As the thunder and lightning continue, I remember why I hate being alone.  I hate being alone because of the tears of loneliness that flow down my cheeks when I realize I am here alone and no one is coming to visit.  That is the hardest part of living in the city, the knowledge that when I do arrive at the apartment alone there will be no one coming to visit.  I sit and text and chat online, but neither of those completely fills the void.  There is a void that exists when I feel lonely and I am still trying to figure out the best way to fill the void, and overcome the feelings of loneliness.  Most nights I can accomplish this feat, and enjoy the alone time without feeling lonely.  Storms bring out the worst of the lonely feelings, because they seem to taunt me with their bright lights and loud claps.  As I try to sleep, these loud claps of thunder and flashes of lightning remind me that I am “alone”, and the feelings of loneliness creep back in. 
I will overcome all of these feelings of loneliness and despair, and will continue to work to spread peace and harmony to all of my friends, in hopes that the circumstances of my life will call to someone and give them hope in knowing that WE will survive.  There are many out there who are struggling daily with so much more than any of us might ever imagine.  I know how much they hurt, and I hope that by sharing my experiences they will realize that even when times get rough, there is always a corner up the road to take them in another more positive direction.
So as I sit ALONE in the city at night, I know I am not alone, I am only experiencing feelings of loneliness because I am still not used to not having someone right with me to keep the loneliness out.  There are great friends who visit, but they have their own lives to tend to, and cannot come visit me every time I am “alone”.  So, I adjust to being alone by using time to read and write, and to make connections to those who will become lifelong friends.  Nighttime in the city alone has been interesting and as I prepare for the next step, I am certain it is going to become more and more interesting each and every day. 

1 comment:

Leah said...

Stay strong my friend!

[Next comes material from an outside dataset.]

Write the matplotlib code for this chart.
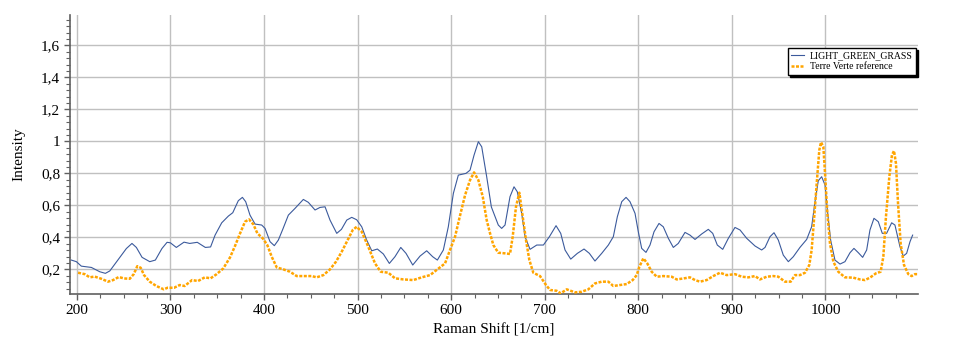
import matplotlib
matplotlib.use("Agg")
import matplotlib.pyplot as plt
from matplotlib.ticker import MultipleLocator, FuncFormatter

plt.rcParams["font.family"] = ["Liberation Serif", "DejaVu Serif"]

# LIGHT_GREEN_GRASS spectrum
grass_shift = [194.2, 199.6, 204.9, 215.6, 224.6, 230.6, 235.3, 246.0, 253.0, 259.0,
               263.7, 269.8, 278.0, 284.0, 291.0, 296.5, 300.0, 306.4, 314.6, 320.7,
               328.8, 337.4, 343.0, 347.8, 354.9, 362.0, 366.7, 372.6, 377.0, 380.5,
               385.1, 390.5, 397.6, 401.2, 406.5, 411.1, 415.4, 420.1, 426.1, 433.2,
               442.1, 447.4, 454.6, 459.9, 465.3, 470.6, 477.8, 482.8, 488.5, 493.8,
               499.1, 504.5, 509.8, 515.2, 521.2, 527.6, 534.0, 540.0, 546.2, 551.8,
               559.0, 566.8, 573.9, 580.3, 585.3, 591.7, 597.0, 602.4, 607.7, 615.9,
               620.2, 624.5, 629.1, 632.7, 638.0, 643.0, 647.0, 650.4, 654.0, 657.6,
               662.9, 667.2, 670.7, 675.4, 679.0, 684.3, 691.5, 698.6, 705.0, 712.1,
               717.1, 721.7, 727.8, 734.9, 742.0, 747.7, 753.7, 760.9, 768.0, 773.3,
               777.6, 782.3, 786.9, 791.1, 796.5, 800.0, 803.6, 808.2, 812.5, 816.8,
               822.1, 826.7, 832.1, 837.4, 842.7, 849.9, 855.2, 860.6, 867.7, 874.8,
               879.5, 884.4, 890.2, 896.2, 903.3, 908.7, 915.8, 924.7, 931.8, 935.4,
               940.7, 945.0, 949.6, 954.9, 960.3, 965.6, 972.7, 979.9, 985.2, 988.8,
               992.3, 995.9, 999.5, 1002.0, 1005.5, 1010.1, 1015.5, 1020.8, 1026.2, 1030.4,
               1035.1, 1039.7, 1044.0, 1047.5, 1051.8, 1056.4, 1060.7, 1065.3, 1070.7, 1074.2,
               1079.6, 1083.1, 1086.7, 1090.3, 1093.1]
grass_int = [0.258, 0.248, 0.220, 0.212, 0.185, 0.175, 0.190, 0.275, 0.330, 0.362,
             0.337, 0.275, 0.248, 0.258, 0.330, 0.369, 0.366, 0.337, 0.370, 0.362,
             0.369, 0.337, 0.340, 0.414, 0.491, 0.533, 0.554, 0.629, 0.650, 0.623,
             0.539, 0.483, 0.477, 0.456, 0.373, 0.348, 0.383, 0.450, 0.539, 0.581,
             0.637, 0.619, 0.571, 0.587, 0.591, 0.508, 0.425, 0.450, 0.508, 0.525,
             0.510, 0.466, 0.383, 0.316, 0.327, 0.296, 0.237, 0.279, 0.337, 0.300,
             0.227, 0.283, 0.316, 0.279, 0.258, 0.321, 0.466, 0.675, 0.789, 0.800,
             0.820, 0.914, 0.998, 0.966, 0.779, 0.590, 0.529, 0.477, 0.456, 0.477,
             0.654, 0.716, 0.685, 0.550, 0.404, 0.325, 0.352, 0.352, 0.404, 0.473,
             0.425, 0.321, 0.264, 0.300, 0.327, 0.300, 0.252, 0.300, 0.352, 0.404,
             0.529, 0.623, 0.650, 0.623, 0.550, 0.435, 0.331, 0.306, 0.352, 0.435,
             0.487, 0.466, 0.394, 0.337, 0.362, 0.431, 0.414, 0.387, 0.421, 0.450,
             0.425, 0.352, 0.325, 0.394, 0.462, 0.446, 0.394, 0.346, 0.321, 0.337,
             0.404, 0.429, 0.383, 0.289, 0.248, 0.279, 0.337, 0.387, 0.466, 0.623,
             0.754, 0.779, 0.727, 0.571, 0.383, 0.258, 0.233, 0.248, 0.304, 0.331,
             0.304, 0.275, 0.321, 0.446, 0.519, 0.498, 0.425, 0.425, 0.491, 0.477,
             0.341, 0.283, 0.300, 0.373, 0.414]

# Terre Verte reference spectrum
ref_shift = [201.4, 208.5, 213.9, 219.0, 226.3, 233.4, 238.8, 244.9, 250.7, 256.6,
             260.9, 264.7, 268.3, 271.9, 278.0, 285.0, 293.0, 297.0, 304.0, 310.0,
             315.3, 323.2, 329.6, 336.8, 343.0, 349.5, 356.6, 363.8, 369.1, 374.5,
             379.8, 384.1, 388.7, 393.0, 398.7, 403.6, 408.3, 413.7, 420.7, 427.9,
             435.0, 443.9, 451.0, 456.4, 463.5, 470.6, 477.0, 483.1, 489.1, 494.9,
             499.1, 504.5, 511.5, 518.7, 524.8, 532.9, 540.0, 549.0, 559.6, 568.6,
             577.5, 585.3, 593.5, 598.8, 604.2, 608.8, 614.9, 620.2, 624.5, 629.1,
             633.8, 638.0, 641.6, 645.1, 650.4, 657.6, 662.9, 665.8, 669.3, 672.9,
             676.5, 680.0, 683.6, 687.8, 695.0, 701.4, 705.7, 712.8, 717.1, 723.5,
             732.4, 739.5, 746.6, 753.7, 760.9, 768.0, 773.3, 780.4, 787.6, 794.0,
             798.3, 801.1, 805.4, 809.6, 814.3, 819.7, 826.7, 835.7, 841.0, 848.1,
             855.2, 860.6, 865.9, 873.0, 880.1, 887.3, 894.4, 903.3, 910.5, 917.6,
             924.7, 930.0, 937.2, 944.3, 949.6, 956.7, 962.8, 967.4, 972.7, 978.1,
             982.7, 985.2, 987.7, 990.6, 993.4, 995.2, 997.7, 999.5, 1002.0, 1004.8,
             1008.4, 1013.7, 1020.8, 1029.7, 1036.8, 1042.2, 1047.5, 1053.9, 1058.9, 1061.8,
             1064.6, 1068.2, 1071.0, 1073.2, 1075.3, 1077.5, 1080.3, 1083.9, 1088.5, 1092.0,
             1095.6, 1098.5]
ref_int = [0.179, 0.170, 0.150, 0.155, 0.141, 0.123, 0.133, 0.152, 0.143, 0.141,
           0.170, 0.220, 0.210, 0.164, 0.123, 0.096, 0.075, 0.085, 0.085, 0.102,
           0.096, 0.133, 0.127, 0.150, 0.144, 0.170, 0.206, 0.275, 0.346, 0.425,
           0.498, 0.512, 0.481, 0.425, 0.394, 0.352, 0.279, 0.212, 0.200, 0.185,
           0.158, 0.158, 0.158, 0.150, 0.164, 0.200, 0.248, 0.310, 0.379, 0.446,
           0.466, 0.435, 0.341, 0.237, 0.185, 0.179, 0.144, 0.137, 0.133, 0.150,
           0.164, 0.200, 0.237, 0.321, 0.404, 0.519, 0.664, 0.758, 0.806, 0.758,
           0.654, 0.508, 0.425, 0.352, 0.304, 0.300, 0.296, 0.404, 0.591, 0.679,
           0.529, 0.383, 0.258, 0.179, 0.158, 0.102, 0.071, 0.066, 0.050, 0.075,
           0.056, 0.060, 0.075, 0.112, 0.123, 0.123, 0.096, 0.102, 0.108, 0.133,
           0.164, 0.216, 0.269, 0.237, 0.185, 0.154, 0.158, 0.154, 0.137, 0.143,
           0.150, 0.133, 0.123, 0.133, 0.158, 0.179, 0.164, 0.170, 0.154, 0.150,
           0.158, 0.137, 0.154, 0.158, 0.154, 0.123, 0.123, 0.164, 0.164, 0.179,
           0.227, 0.321, 0.508, 0.737, 0.946, 0.995, 0.966, 0.800, 0.550, 0.362,
           0.248, 0.185, 0.150, 0.148, 0.137, 0.133, 0.148, 0.175, 0.185, 0.279,
           0.529, 0.779, 0.914, 0.941, 0.862, 0.612, 0.362, 0.227, 0.170, 0.158,
           0.170, 0.170]


def comma_fmt(v, pos):
    return f"{v:g}".replace(".", ",")


fig = plt.figure(figsize=(9.67, 3.56), dpi=100)
ax = fig.add_axes([0.0724, 0.1742, 0.8766, 0.7837])

ax.plot(grass_shift, grass_int, color="#3b5a9c", lw=0.8,
        label="LIGHT_GREEN_GRASS", zorder=3)
ax.plot(ref_shift, ref_int, color="#ffa500", lw=1.8, dashes=(1.2, 0.6),
        label="Terre Verte reference", zorder=3)

ax.set_xlim(192.8, 1098.5)
ax.set_ylim(0.046, 1.79)

ax.xaxis.set_major_locator(MultipleLocator(100))
ax.xaxis.set_minor_locator(MultipleLocator(25))
ax.yaxis.set_major_locator(MultipleLocator(0.2))
ax.yaxis.set_minor_locator(MultipleLocator(0.04))
ax.yaxis.set_major_formatter(FuncFormatter(comma_fmt))

ax.grid(True, which="major", color="#c0c0c0", lw=1.0, zorder=0)
ax.set_axisbelow(True)

for side in ["top", "right"]:
    ax.spines[side].set_visible(False)
for side in ["left", "bottom"]:
    ax.spines[side].set_color("#606060")
    ax.spines[side].set_linewidth(1.2)

ax.tick_params(which="major", direction="out", length=4, width=1,
               color="#606060", labelsize=11, pad=3)
ax.tick_params(which="minor", direction="out", length=3, width=0.8,
               color="#606060")

ax.set_xlabel("Raman Shift [1/cm]", fontsize=11)
ax.set_ylabel("Intensity", fontsize=11)
ax.xaxis.set_label_coords(0.5, -0.103)
ax.yaxis.set_label_coords(-0.053, 0.5)

leg = ax.legend(loc="upper right", bbox_to_anchor=(0.998, 0.883),
                borderaxespad=0, fontsize=7, fancybox=False,
                shadow={"color": "black", "alpha": 1.0, "ox": 1.5, "oy": -1.5},
                handlelength=1.3, handletextpad=0.6, borderpad=0.35,
                labelspacing=0.25)
leg.get_frame().set_edgecolor("black")
leg.get_frame().set_linewidth(1.0)

fig.savefig("out.png", dpi=100)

Read this shortly before reading your blog...thought maybe it would help. Just remember God is with you even when you feel the most lonely - he is sitting right next to you wrapping his arms around his precious son.

"Yet I am always with you;
you hold me by my right hand.
You guide me with your counsel,
and afterward you will take me into glory.
Whom have I in heaven but you?

And earth has nothing I desire besides you.
My flesh and my heart may fail,
but God is the strength of my heart
and my portion forever . . .

As for me, it is good to be near God.